In our earlier discussions, I outlined the steps required in the adaptation-tuning-finishing-hardening process. Now we have to consider what this means for the design task. You want to optimize to a target application, but you need to support multiple targets, so this requires deferring some configuration details as late as possible -- memory and FIFO sizing are two obvious examples.
Changing/adding feed-throughs and late-stage pipelining are examples even later in the flow. This means you want to preserve configurability in the ARM sub-system while instrumenting most of the transformations, and you want to build the adaptation wrapper around the subsystem. Our ARM subsystem is already configurable through Verilog "ifdefs" and "for-generates" and the like, but automating transformations on top of this kind of RTL is not easy. Consider the possibilities as follows:
- Code up all your changes by hand using yet more "ifdefs" and "for-generates"? Remember, this is embedded in the ARM RTL. It's difficult to do by hand, a pain to re-create on new RTL drops, and massively difficult to verify all expected configuration choices. Most groups quickly figure out that this is not a good path. Scripting is even worse -- how do you script instantiation of a technology memory you don't yet know, with MBIST controllers and signal hookup, inside that loop?
- Use a mainstream EDA tool to perform the transformations? This is only really possible if you can accept gate-level at the output (not so great for verification). Plus, every mainstream EDA tool, when analyzing a design, first resolves away all of the configurability, leaving just one selected configuration to complete analysis. This is not an overlooked limitation -- it is fundamental to the way in which they work.
- Use hierarchy transformations to restructure for power management and layout optimization? These are frankly far beyond the capabilities of most scripts unless highly constrained -- don't even think of trying to make it work with legacy or third-party IP or System Verilog...

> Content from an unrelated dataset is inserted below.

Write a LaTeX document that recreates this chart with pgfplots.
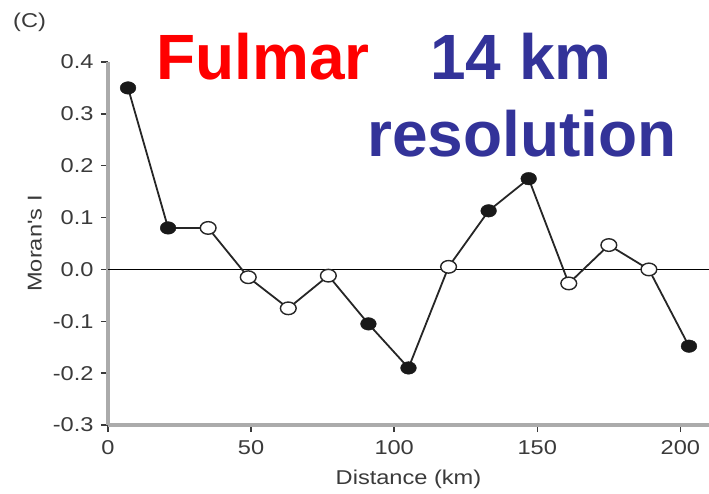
\documentclass[border=0pt]{standalone}
\usepackage{fontspec}
\setmainfont{Liberation Sans}
\newfontfamily\lab{Liberation Sans}[FakeStretch=1.18]
\newfontfamily\ttl{Liberation Sans}
\usepackage{pgfplots}
\pgfplotsset{compat=1.18}
\definecolor{axgray}{HTML}{ABABAB}
\definecolor{txtgray}{HTML}{3A3A3A}
\definecolor{ttlblue}{HTML}{333399}
\begin{document}
\begin{tikzpicture}
\path[use as bounding box] (-108pt,-68pt) rectangle (601pt,425pt);
\begin{axis}[
  at={(0,0)}, anchor=south west,
  scale only axis, width=601pt, height=363pt,
  xmin=0, xmax=210, ymin=-0.3, ymax=0.4,
  axis x line*=bottom, axis y line*=left,
  axis line style={draw=axgray, line width=3.5pt},
  xtick={0,50,100,150,200},
  ytick={-0.3,-0.2,-0.1,0,0.1,0.2,0.3,0.4},
  tick align=outside, major tick length=7pt,
  every tick/.style={draw=txtgray, line width=1.4pt},
  /pgf/number format/assume math mode=true,
  ticklabel style={font=\lab\fontsize{20}{24}\selectfont, text=txtgray},
  xticklabel style={yshift=-5pt},
  yticklabel style={xshift=-4pt, /pgf/number format/.cd, fixed, fixed zerofill, precision=1},
  xlabel={Distance (km)}, ylabel={Moran's I},
  label style={font=\lab\fontsize{20}{24}\selectfont, text=txtgray},
  xlabel style={yshift=-8pt},
  ylabel style={yshift=4pt},
  clip=false,
]
\addplot[black, line width=1.8pt] coordinates {(0,0) (210,0)};
\addplot[black!85, line width=1.8pt] coordinates {
(7,0.35) (21,0.08) (35,0.08) (49,-0.015) (63,-0.075) (77,-0.012) (91,-0.105)
(105,-0.19) (119,0.005) (133,0.113) (147,0.175) (161,-0.027) (175,0.047)
(189,0.0) (203,-0.148)};
\addplot[only marks, mark=*, mark size=6.3pt, mark options={xscale=1.25, fill=black!90, draw=black!90}] coordinates {
(7,0.35) (21,0.08) (91,-0.105) (105,-0.19) (133,0.113) (147,0.175) (203,-0.148)};
\addplot[only marks, mark=*, mark size=6.3pt, mark options={xscale=1.25, fill=white, draw=black!85, line width=1.4pt}] coordinates {
(35,0.08) (49,-0.015) (63,-0.075) (77,-0.012) (119,0.005) (161,-0.027) (175,0.047) (189,0.0)};
\end{axis}
\node[anchor=base west, inner sep=0pt, font=\ttl\bfseries\fontsize{64}{70}\selectfont, text=red] at (48pt,345pt) {Fulmar};
\node[anchor=base west, inner sep=0pt, font=\ttl\bfseries\fontsize{64}{70}\selectfont, text=ttlblue] at (322pt,345pt) {14 km};
\node[anchor=base west, inner sep=0pt, font=\ttl\bfseries\fontsize{64}{70}\selectfont, text=ttlblue] at (259pt,268pt) {resolution};
\node[anchor=base west, inner sep=0pt, font=\lab\fontsize{20}{24}\selectfont, text=txtgray] at (-95pt,397pt) {(C)};
\end{tikzpicture}
\end{document}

- Script the assembly of the adaptation wrapper? This is workable if similarly constrained, but throw in configurability and hierarchy and third-party and legacy IP and SystemVerilog for design, and things start to get really ugly.
All of which brings us to the last step. GenSys usage has been increasing because it can handle transformations under these constraints. It can preserve configurability in the core subsystem while inserting transformations, it can configurably add adaptation and finishing logic, and it can restructure the RTL hierarchy and add/change feed-throughs. I'm not claiming this is a miracle cure -- this is a hard problem, so there are capability holes; for example, it can't preserve an arbitrary number of configurations and it can't yet surgically replace behavioral logic in critical paths.
There is always room for improvement, but it is already close enough to be adopted into multiple production flows. I know some teams are still going to try for an in-house solution, and I wish them luck, but I know how long it took us to get this close. Making it work on RTL that you control is already very hard. Making it work across IPs that you don't control is eye-crossingly hard.
So, at the end of the day, the reason CPU and GPU subsystems are not just "bigger IP" is that they have to be wrapped and they have to be optimized to the nth degree to be competitive on PPAR. This means they have to be adapted, tuned, finished, and hardened, which means the subsystem team has to be centralized to service multiple products.
But each instantiation of the subsystem is a little different and they all need to be turned out quickly, which means the transformation flow has to be optimized. In turn, this means you need automation that can preserve underlying configurability and also can assemble configurably. Phew! It's quite a bit more complicated than dealing with your average IP.